B.C. First Nations dispute over North Coast LNG project reaches Ottawa
VANCOUVER — First Nations leaders from British Columbia were scheduled to travel to Ottawa this week to make their case against a proposed liquefied natural gas project near Prince Rupert.
Hereditary Chiefs of Lelu Island, Wetsuwe'ten and Gitxsan First Nations join other leaders to protest what they say are misleading claims of indigenous support for the Petronas-led Pacific Northwest liquefied natural gas project.
A recent letter from Lax Kw'alaams Mayor John Helin to federal Environment Minister Catherine McKenna offered backing for the $36-billion LNG project on Lelu Island, south of Prince Rupert, if two conditions are met.

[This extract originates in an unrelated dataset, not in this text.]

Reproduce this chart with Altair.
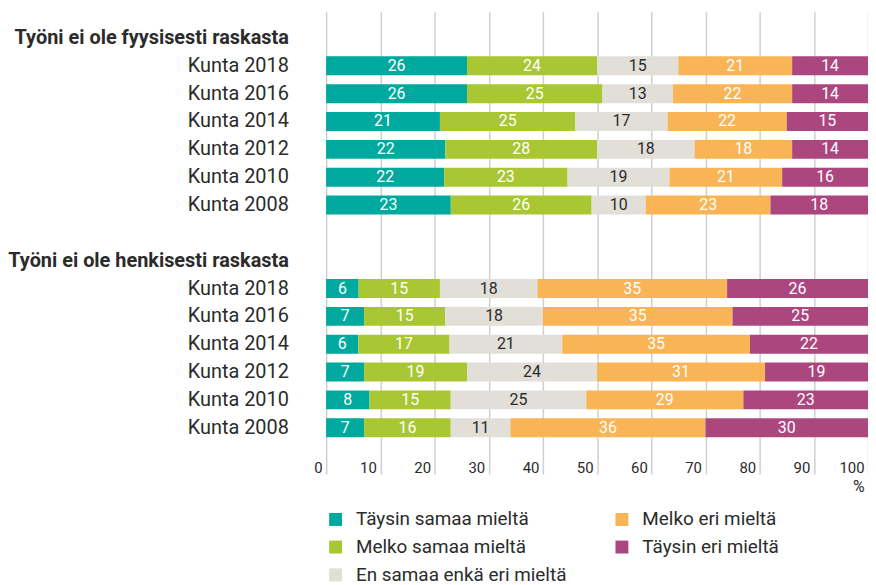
import altair as alt
import pandas as pd

# ---- data ----
groups = ["Työni ei ole fyysisesti raskasta", "Työni ei ole henkisesti raskasta"]
years = ["Kunta 2018", "Kunta 2016", "Kunta 2014", "Kunta 2012", "Kunta 2010", "Kunta 2008"]
categories = ["Täysin samaa mieltä", "Melko samaa mieltä", "En samaa enkä eri mieltä",
              "Melko eri mieltä", "Täysin eri mieltä"]
colors = ["#00A99E", "#A9C733", "#E1DFD8", "#F9B455", "#AC467F"]

fyysisesti = [
    [26, 24, 15, 21, 14],
    [26, 25, 13, 22, 14],
    [21, 25, 17, 22, 15],
    [22, 28, 18, 18, 14],
    [22, 23, 19, 21, 16],
    [23, 26, 10, 23, 18],
]
henkisesti = [
    [6, 15, 18, 35, 26],
    [7, 15, 18, 35, 25],
    [6, 17, 21, 35, 22],
    [7, 19, 24, 31, 19],
    [8, 15, 25, 29, 23],
    [7, 16, 11, 36, 30],
]
ticks = [0, 10, 20, 30, 40, 50, 60, 70, 80, 90, 100]

# ---- table ----
row_order = []
records = []
for gi, (g, series) in enumerate(zip(groups, [fyysisesti, henkisesti])):
    if gi > 0:
        row_order.append("-")
    row_order.append(g)
    for y, vals in zip(years, series):
        key = f"{gi}|{y}"
        row_order.append(key)
        for ci, (c, v) in enumerate(zip(categories, vals)):
            records.append({"row": key, "cat": c, "ord": ci, "value": v})
df = pd.DataFrame(records)

FONT = "Roboto"
TXT = "#2b2b2b"
W, H = 545, 428

label_expr = ("indexof(datum.value, '|') >= 0 ? split(datum.value, '|')[1] : "
              "(datum.value == '-' ? '' : datum.value)")
is_header = "indexof(datum.value, '|') < 0"

y_enc = alt.Y(
    "row:N", sort=row_order, title=None,
    scale=alt.Scale(domain=row_order, paddingInner=0.32, paddingOuter=0.303, align=1),
    axis=alt.Axis(
        labelExpr=label_expr, domain=False, ticks=False, labelPadding=38, labelLimit=400,
        labelFont=FONT, labelColor=TXT,
        labelFontWeight={"condition": {"test": is_header, "value": "bold"}, "value": "normal"},
        labelFontSize={"condition": {"test": is_header, "value": 20}, "value": 20},
    ),
)

base = (
    alt.Chart(df)
    .transform_joinaggregate(total="sum(value)", groupby=["row"])
    .transform_calculate(pct="datum.value / datum.total * 100")
    .transform_stack(stack="pct", groupby=["row"], as_=["x0", "x1"],
                     sort=[alt.SortField("ord", order="ascending")])
    .transform_calculate(mid="(datum.x0 + datum.x1) / 2")
)

x_enc = alt.X(
    "x0:Q", title="%",
    scale=alt.Scale(domain=[0, 100], nice=False, zero=True),
    axis=alt.Axis(
        values=ticks, domain=False, grid=True, gridColor="#cfcfcf", gridWidth=1.5,
        tickColor="#cfcfcf", tickWidth=1.5, tickSize=37,
        labelAlign="right", labelBaseline="alphabetic", labelPadding=-1, labelOffset=-4,
        labelFlush=False, labelFont=FONT, labelFontSize=15, labelColor=TXT,
        titleFont=FONT, titleFontSize=16, titleFontWeight="normal", titleColor=TXT,
        titleX=W - 4, titleY=55, titleAlign="right", titleBaseline="alphabetic", titleAngle=0,
    ),
)

bars = base.mark_bar(cornerRadius=0).encode(
    y=y_enc,
    x=x_enc,
    x2="x1:Q",
    color=alt.Color(
        "cat:N",
        scale=alt.Scale(domain=categories, range=colors),
        legend=alt.Legend(
            title=None, orient="none", legendX=0, legendY=501, columns=2,
            symbolType="square", symbolSize=169, symbolStrokeWidth=0, symbolOpacity=1,
            labelFont=FONT, labelFontSize=19, labelColor=TXT, labelOffset=11,
            rowPadding=8, columnPadding=46, labelLimit=400,
        ),
    ),
)

labels = base.mark_text(font=FONT, fontSize=16, baseline="middle", align="center").encode(
    y=alt.Y("row:N", sort=row_order),
    x=alt.X("mid:Q"),
    text=alt.Text("value:Q"),
    color=alt.condition(
        f"datum.cat == '{categories[2]}'", alt.value("#2b2b2b"), alt.value("white")
    ),
)

chart = (
    alt.layer(bars, labels)
    .properties(
        width=W, height=H,
        autosize=alt.AutoSizeParams(type="none"),
        padding={"left": 320, "top": 2, "right": 0, "bottom": 150},
    )
    .configure_view(stroke=None)
)

chart.save("out.html", embed_options={"renderer": "svg", "actions": False})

In a new release, Hereditary Chief Donald Wesley,a Lax Kw'alaams delegation member, says the incorrect claim of aboriginal support led to a letter from the Port Authority of Prince Rupert, threatening the eviction of protesters from traditional Lelu Island territories.
Opponents of the Pacific Northwest LNG project say it threatens Canada's second largest wild salmon run and could undermine Canada's climate change commitments.
The B.C. government says the project could generate more than 18,000 jobs and produce billions in revenue.
McKenna said in March that a cabinet decision on the environmental assessment should be made by late June.
The news release issued by the delegation pointed to what opponents argue is significant First Nation opposition from leaders and communities throughout northwestern British Columbia and across the province.
First Nations leaders were expected to clarify their position within the Lax Kw'alaams community in regards to Helin's letter and address regional First Nation concerns and opposition to Pacific Northwest LNG while they are in Ottawa.